— Start MATERIAL PROVIDED —
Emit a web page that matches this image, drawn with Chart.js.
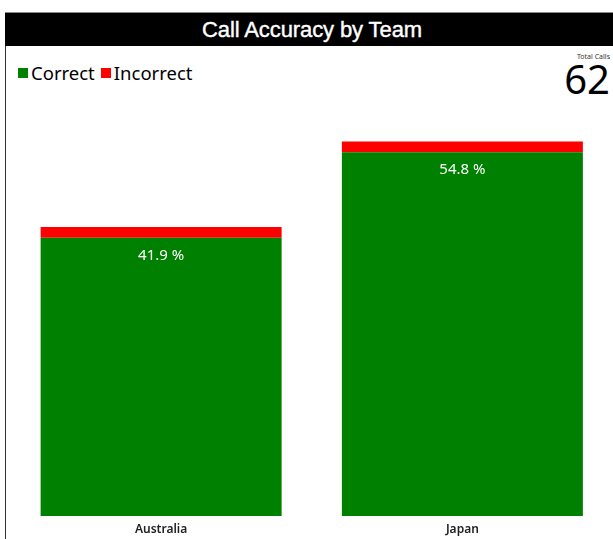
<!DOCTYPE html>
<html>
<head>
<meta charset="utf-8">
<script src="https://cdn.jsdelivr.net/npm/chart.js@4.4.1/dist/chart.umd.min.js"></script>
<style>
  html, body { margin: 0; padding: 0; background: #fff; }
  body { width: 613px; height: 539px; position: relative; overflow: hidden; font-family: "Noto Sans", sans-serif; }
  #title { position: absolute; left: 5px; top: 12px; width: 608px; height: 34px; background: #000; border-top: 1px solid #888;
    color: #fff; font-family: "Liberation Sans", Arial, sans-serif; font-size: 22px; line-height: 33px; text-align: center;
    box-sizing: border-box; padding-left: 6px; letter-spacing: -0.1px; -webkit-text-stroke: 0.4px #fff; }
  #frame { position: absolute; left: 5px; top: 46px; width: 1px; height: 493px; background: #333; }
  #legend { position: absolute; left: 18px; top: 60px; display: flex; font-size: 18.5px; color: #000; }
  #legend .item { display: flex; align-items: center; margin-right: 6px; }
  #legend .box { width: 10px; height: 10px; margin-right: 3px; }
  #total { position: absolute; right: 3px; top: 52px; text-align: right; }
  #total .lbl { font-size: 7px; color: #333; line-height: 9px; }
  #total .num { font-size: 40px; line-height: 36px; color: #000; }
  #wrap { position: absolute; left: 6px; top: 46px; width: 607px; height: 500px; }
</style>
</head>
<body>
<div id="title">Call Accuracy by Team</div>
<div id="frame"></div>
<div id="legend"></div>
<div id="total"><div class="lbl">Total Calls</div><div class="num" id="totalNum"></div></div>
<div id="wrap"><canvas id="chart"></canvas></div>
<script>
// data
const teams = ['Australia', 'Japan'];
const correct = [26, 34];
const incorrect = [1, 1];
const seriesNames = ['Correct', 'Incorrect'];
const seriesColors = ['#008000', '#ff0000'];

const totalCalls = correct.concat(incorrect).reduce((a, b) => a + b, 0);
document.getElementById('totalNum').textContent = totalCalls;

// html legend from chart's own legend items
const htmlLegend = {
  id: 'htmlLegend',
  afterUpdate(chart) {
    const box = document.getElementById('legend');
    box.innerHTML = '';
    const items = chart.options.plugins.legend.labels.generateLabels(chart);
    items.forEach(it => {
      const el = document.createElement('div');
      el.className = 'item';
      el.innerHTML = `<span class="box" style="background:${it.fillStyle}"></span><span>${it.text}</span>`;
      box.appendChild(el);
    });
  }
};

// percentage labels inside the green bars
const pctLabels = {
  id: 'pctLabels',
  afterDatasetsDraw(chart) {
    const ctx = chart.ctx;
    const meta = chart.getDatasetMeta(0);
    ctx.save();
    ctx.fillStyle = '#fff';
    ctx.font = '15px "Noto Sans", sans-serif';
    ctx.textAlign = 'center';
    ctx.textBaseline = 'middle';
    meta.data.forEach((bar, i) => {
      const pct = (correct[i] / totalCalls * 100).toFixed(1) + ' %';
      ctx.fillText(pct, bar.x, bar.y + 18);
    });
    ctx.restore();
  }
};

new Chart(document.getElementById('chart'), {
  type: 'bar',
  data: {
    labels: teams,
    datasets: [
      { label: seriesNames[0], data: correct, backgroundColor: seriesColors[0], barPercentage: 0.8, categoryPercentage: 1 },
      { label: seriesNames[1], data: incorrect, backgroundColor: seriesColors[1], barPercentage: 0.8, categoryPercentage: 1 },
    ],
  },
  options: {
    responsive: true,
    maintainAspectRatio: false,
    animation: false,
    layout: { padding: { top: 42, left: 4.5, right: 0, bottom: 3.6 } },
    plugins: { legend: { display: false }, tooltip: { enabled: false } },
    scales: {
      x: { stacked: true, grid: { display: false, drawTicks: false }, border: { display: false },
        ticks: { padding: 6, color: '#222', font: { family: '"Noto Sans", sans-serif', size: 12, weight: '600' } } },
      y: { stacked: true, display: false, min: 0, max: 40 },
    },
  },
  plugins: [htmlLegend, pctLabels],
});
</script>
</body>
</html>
— End MATERIAL PROVIDED —
DO THIS
Every line above should be returned word for word, with the pictures left behind.

PROBLEM SOLUTION
Emit a web page that matches this image, drawn with Chart.js.
<!DOCTYPE html>
<html>
<head>
<meta charset="utf-8">
<script src="https://cdn.jsdelivr.net/npm/chart.js@4.4.1/dist/chart.umd.min.js"></script>
<style>
  html, body { margin: 0; padding: 0; background: #fff; }
  body { width: 613px; height: 539px; position: relative; overflow: hidden; font-family: "Noto Sans", sans-serif; }
  #title { position: absolute; left: 5px; top: 12px; width: 608px; height: 34px; background: #000; border-top: 1px solid #888;
    color: #fff; font-family: "Liberation Sans", Arial, sans-serif; font-size: 22px; line-height: 33px; text-align: center;
    box-sizing: border-box; padding-left: 6px; letter-spacing: -0.1px; -webkit-text-stroke: 0.4px #fff; }
  #frame { position: absolute; left: 5px; top: 46px; width: 1px; height: 493px; background: #333; }
  #legend { position: absolute; left: 18px; top: 60px; display: flex; font-size: 18.5px; color: #000; }
  #legend .item { display: flex; align-items: center; margin-right: 6px; }
  #legend .box { width: 10px; height: 10px; margin-right: 3px; }
  #total { position: absolute; right: 3px; top: 52px; text-align: right; }
  #total .lbl { font-size: 7px; color: #333; line-height: 9px; }
  #total .num { font-size: 40px; line-height: 36px; color: #000; }
  #wrap { position: absolute; left: 6px; top: 46px; width: 607px; height: 500px; }
</style>
</head>
<body>
<div id="title">Call Accuracy by Team</div>
<div id="frame"></div>
<div id="legend"></div>
<div id="total"><div class="lbl">Total Calls</div><div class="num" id="totalNum"></div></div>
<div id="wrap"><canvas id="chart"></canvas></div>
<script>
// data
const teams = ['Australia', 'Japan'];
const correct = [26, 34];
const incorrect = [1, 1];
const seriesNames = ['Correct', 'Incorrect'];
const seriesColors = ['#008000', '#ff0000'];

const totalCalls = correct.concat(incorrect).reduce((a, b) => a + b, 0);
document.getElementById('totalNum').textContent = totalCalls;

// html legend from chart's own legend items
const htmlLegend = {
  id: 'htmlLegend',
  afterUpdate(chart) {
    const box = document.getElementById('legend');
    box.innerHTML = '';
    const items = chart.options.plugins.legend.labels.generateLabels(chart);
    items.forEach(it => {
      const el = document.createElement('div');
      el.className = 'item';
      el.innerHTML = `<span class="box" style="background:${it.fillStyle}"></span><span>${it.text}</span>`;
      box.appendChild(el);
    });
  }
};

// percentage labels inside the green bars
const pctLabels = {
  id: 'pctLabels',
  afterDatasetsDraw(chart) {
    const ctx = chart.ctx;
    const meta = chart.getDatasetMeta(0);
    ctx.save();
    ctx.fillStyle = '#fff';
    ctx.font = '15px "Noto Sans", sans-serif';
    ctx.textAlign = 'center';
    ctx.textBaseline = 'middle';
    meta.data.forEach((bar, i) => {
      const pct = (correct[i] / totalCalls * 100).toFixed(1) + ' %';
      ctx.fillText(pct, bar.x, bar.y + 18);
    });
    ctx.restore();
  }
};

new Chart(document.getElementById('chart'), {
  type: 'bar',
  data: {
    labels: teams,
    datasets: [
      { label: seriesNames[0], data: correct, backgroundColor: seriesColors[0], barPercentage: 0.8, categoryPercentage: 1 },
      { label: seriesNames[1], data: incorrect, backgroundColor: seriesColors[1], barPercentage: 0.8, categoryPercentage: 1 },
    ],
  },
  options: {
    responsive: true,
    maintainAspectRatio: false,
    animation: false,
    layout: { padding: { top: 42, left: 4.5, right: 0, bottom: 3.6 } },
    plugins: { legend: { display: false }, tooltip: { enabled: false } },
    scales: {
      x: { stacked: true, grid: { display: false, drawTicks: false }, border: { display: false },
        ticks: { padding: 6, color: '#222', font: { family: '"Noto Sans", sans-serif', size: 12, weight: '600' } } },
      y: { stacked: true, display: false, min: 0, max: 40 },
    },
  },
  plugins: [htmlLegend, pctLabels],
});
</script>
</body>
</html>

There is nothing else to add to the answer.